Jul 22, 2008, 08:00PM PDT | 1 cheer | 1 comment
Unfortunately, my wife is still in denial and thinks that the reason we can’t have sex is because I am not a real man. She thinks a real man can make his penis hard enough to break past her vaginal muscles. She refuses to admit there is any problem with her. I take all kinds of ED drugs to aid me, but she has only done the cylinders twice and the last time was like 2 years ago. And banging my penis against an impenetrable barrier just can’t keep me hard no matter how much Sildenafil I take. She just never seems to want to even be intimate with me. Not even intimate conversation. It’s just so depressing. I’m 36 years old and still a virgin. I just don’t know where I can turn! I wish there was a support group like Alinon for husbands of women with vaginismus.
Jul 05, 2008, 11:07AM PDT | 9 comments
There is a GREAT website http://www.vaginismus.com/
I read it for hours and hours. They have all kinds of information, stories and things you can order to help. I recently purchased their kit that comes with vaginal trainers, a book, a journal and some other stuff.
I have just started reading the book and working through the journal.

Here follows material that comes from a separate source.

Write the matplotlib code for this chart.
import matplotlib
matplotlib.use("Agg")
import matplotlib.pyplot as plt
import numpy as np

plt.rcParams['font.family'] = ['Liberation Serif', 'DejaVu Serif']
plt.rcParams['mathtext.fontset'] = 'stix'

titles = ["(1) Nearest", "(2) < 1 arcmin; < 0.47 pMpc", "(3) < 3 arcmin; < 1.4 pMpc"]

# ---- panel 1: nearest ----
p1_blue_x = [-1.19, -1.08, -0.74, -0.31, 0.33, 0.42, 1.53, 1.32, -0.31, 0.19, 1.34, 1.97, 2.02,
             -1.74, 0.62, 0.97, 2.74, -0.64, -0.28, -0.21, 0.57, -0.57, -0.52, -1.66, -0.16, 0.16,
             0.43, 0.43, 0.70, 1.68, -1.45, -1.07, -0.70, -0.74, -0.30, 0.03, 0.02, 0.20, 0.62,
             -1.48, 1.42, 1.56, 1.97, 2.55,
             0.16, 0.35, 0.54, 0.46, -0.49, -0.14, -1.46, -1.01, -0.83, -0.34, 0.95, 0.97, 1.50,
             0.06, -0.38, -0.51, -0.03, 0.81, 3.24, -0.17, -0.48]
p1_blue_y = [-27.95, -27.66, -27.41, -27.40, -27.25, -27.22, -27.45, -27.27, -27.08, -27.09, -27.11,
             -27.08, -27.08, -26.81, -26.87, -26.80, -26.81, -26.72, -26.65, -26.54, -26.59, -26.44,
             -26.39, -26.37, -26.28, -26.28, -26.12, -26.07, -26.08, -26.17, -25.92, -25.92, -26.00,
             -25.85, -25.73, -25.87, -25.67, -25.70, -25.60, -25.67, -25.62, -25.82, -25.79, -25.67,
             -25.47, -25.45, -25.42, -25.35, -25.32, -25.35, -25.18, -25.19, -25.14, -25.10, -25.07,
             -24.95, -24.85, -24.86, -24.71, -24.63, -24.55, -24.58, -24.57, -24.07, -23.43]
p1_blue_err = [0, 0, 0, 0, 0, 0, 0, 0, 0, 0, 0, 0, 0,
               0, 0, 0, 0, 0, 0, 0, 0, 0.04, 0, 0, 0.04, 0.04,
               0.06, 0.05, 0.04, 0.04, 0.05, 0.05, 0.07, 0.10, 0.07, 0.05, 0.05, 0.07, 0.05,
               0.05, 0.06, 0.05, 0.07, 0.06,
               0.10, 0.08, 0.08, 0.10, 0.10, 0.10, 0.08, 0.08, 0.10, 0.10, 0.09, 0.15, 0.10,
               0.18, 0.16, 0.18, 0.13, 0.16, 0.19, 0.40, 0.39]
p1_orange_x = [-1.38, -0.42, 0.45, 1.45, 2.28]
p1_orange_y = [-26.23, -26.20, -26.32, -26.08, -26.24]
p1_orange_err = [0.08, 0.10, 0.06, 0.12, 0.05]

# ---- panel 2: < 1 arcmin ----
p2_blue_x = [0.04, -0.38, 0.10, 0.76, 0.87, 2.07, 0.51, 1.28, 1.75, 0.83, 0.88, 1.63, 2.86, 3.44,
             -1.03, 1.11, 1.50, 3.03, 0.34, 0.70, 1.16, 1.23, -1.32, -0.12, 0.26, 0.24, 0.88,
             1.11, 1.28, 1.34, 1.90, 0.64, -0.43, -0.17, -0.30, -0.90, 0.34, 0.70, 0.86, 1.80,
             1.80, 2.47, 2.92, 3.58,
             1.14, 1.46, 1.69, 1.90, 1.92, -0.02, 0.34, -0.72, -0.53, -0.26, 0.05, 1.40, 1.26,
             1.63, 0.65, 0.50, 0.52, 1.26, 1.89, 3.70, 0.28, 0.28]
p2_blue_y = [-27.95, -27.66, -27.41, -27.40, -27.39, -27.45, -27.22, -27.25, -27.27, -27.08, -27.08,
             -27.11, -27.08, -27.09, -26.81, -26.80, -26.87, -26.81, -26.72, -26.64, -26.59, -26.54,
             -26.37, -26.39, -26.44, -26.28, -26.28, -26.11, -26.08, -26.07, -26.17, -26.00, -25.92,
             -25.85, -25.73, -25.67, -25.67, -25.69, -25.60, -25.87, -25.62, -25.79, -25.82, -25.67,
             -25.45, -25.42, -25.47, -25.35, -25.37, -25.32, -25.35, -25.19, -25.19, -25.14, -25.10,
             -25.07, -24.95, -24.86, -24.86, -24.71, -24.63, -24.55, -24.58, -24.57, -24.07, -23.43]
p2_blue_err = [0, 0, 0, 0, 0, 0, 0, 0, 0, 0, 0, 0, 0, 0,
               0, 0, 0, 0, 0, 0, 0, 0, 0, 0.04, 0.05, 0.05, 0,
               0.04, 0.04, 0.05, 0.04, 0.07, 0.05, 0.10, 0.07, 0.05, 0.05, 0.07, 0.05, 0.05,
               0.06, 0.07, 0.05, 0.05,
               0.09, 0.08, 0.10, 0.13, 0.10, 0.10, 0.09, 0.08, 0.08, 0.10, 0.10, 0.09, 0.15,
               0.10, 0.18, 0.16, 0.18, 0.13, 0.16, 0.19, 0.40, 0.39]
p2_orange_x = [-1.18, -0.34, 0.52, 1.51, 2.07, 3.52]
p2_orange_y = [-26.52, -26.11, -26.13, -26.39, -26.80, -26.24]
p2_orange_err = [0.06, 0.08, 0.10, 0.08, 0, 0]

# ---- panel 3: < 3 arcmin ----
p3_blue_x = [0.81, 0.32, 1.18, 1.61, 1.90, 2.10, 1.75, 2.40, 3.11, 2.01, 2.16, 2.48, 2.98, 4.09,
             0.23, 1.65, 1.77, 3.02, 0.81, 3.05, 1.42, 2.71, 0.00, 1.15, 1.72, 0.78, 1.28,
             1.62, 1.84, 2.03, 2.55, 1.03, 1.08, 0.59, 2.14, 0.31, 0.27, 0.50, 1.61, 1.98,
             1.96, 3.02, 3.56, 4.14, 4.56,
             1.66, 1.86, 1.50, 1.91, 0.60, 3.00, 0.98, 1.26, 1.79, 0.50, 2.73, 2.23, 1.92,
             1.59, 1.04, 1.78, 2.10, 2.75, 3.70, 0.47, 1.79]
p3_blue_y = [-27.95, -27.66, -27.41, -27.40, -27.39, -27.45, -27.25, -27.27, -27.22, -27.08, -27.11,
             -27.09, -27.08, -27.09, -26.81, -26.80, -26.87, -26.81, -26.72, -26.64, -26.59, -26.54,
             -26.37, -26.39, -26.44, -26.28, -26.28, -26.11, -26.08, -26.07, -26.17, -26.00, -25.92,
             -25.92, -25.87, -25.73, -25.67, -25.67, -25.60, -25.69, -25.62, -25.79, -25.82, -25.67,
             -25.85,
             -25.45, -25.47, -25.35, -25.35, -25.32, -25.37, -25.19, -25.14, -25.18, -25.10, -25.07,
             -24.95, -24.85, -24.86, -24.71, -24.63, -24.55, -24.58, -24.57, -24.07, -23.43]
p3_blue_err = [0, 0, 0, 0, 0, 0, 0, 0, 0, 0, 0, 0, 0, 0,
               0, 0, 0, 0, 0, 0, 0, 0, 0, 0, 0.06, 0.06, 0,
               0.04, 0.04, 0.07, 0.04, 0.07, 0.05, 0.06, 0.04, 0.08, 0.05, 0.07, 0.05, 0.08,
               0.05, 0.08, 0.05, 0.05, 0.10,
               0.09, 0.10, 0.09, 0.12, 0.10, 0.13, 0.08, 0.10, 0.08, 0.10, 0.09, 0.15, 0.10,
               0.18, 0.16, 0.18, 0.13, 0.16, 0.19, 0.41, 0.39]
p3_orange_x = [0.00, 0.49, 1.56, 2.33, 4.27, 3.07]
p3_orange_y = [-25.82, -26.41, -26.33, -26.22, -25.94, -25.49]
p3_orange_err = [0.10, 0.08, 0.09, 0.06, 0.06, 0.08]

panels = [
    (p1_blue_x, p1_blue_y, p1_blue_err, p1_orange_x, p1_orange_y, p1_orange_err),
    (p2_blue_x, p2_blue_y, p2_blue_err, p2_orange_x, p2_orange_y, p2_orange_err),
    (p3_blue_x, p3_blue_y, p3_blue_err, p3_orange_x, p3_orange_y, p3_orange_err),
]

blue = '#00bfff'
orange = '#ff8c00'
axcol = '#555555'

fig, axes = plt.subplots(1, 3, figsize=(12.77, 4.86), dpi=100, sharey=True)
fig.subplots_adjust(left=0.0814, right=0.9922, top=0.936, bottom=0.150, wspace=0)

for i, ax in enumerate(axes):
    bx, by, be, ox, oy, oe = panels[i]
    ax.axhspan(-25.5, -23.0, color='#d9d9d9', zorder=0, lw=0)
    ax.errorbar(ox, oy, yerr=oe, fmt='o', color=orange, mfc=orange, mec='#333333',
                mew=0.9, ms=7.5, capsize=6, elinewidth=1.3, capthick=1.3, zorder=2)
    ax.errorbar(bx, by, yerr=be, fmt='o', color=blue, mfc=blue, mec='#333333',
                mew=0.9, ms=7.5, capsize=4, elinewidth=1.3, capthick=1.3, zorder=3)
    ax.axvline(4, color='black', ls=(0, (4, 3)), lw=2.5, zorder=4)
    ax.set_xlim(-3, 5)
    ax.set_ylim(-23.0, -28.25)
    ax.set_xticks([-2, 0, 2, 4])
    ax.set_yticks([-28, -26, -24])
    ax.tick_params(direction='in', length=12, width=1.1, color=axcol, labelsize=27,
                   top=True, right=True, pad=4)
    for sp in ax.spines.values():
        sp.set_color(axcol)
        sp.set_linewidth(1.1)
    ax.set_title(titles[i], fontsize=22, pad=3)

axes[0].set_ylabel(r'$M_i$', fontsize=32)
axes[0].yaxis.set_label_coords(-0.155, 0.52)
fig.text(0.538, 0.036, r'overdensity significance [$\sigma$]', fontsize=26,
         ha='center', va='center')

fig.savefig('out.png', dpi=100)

For the first time, I feel optimistic.
Good luck to everyone.
Jun 10, 2008, 03:33PM PDT | 0 comments
Please don’t despair … there is hope for a bright outcome. I’ve recently overcome this significant challenge by doing work getting comfortable with myself and my sexuality … and learning to pleasure myself to regular daily+ orgasms (using vibrator) and becoming more and more comfortable with that very experience. I’ve also made a serious commitment of telling my partner when it hurts .. and not just tough through it. Clearly my former fear of hurting his feelings hasn’t worked!
Figure out where your individual block is based .. and do your homwork to figure out how to take steps to overcome it. Then plod through them, day after day, after day. Keep motivated knowing there is a better way to live !

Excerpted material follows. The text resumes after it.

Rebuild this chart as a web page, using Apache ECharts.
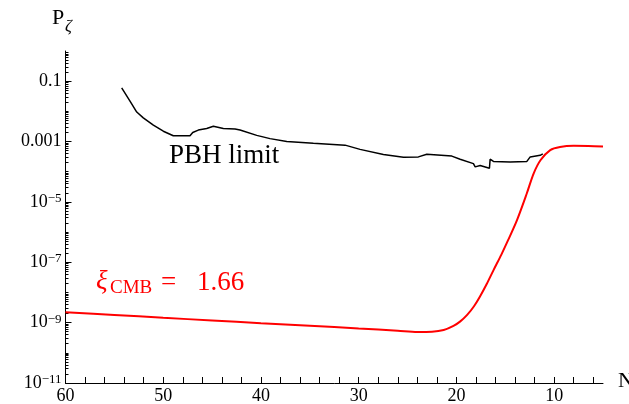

Be brave – it’s worth it! :))
Little Tenacious Gal
Jul 08, 2007, 12:43PM PDT | 0 comments
“7 people want to do this…”
Those are the best words I’ve seen in awhile. A week ago I didn’t know that my problem had a name, let alone that there were others trying to overcome the same thing. And I am in awe of those of you in the completed column-I hope to join you someday.
Jul 02, 2007, 02:34PM PDT | 3 cheers | 1 comment
I guess I do feel like a bit of a war zone. So many people need me – want me, and although I love them all (my beautiful children and husband) their needs often seem at odds with my own.
Not for him, but for me. I finally need to find a cure for vaginismus and hope that libido will follow. I need help and don’t know how to find it. There are several people on this site with the same goal or who have already overcome vaginismus. I can’t figure out how to send messages directly to anyone, though. It’s all rather frustrating. It is such an embarassing disease that there seems to be no support. None of my doctors can help either. It really does make a person feel rather alone. Like even my own body is rejecting me.
If anyone out there has the same goal or has overcome this and can figure out how to send messages, I would love to get some help and to offer support to others.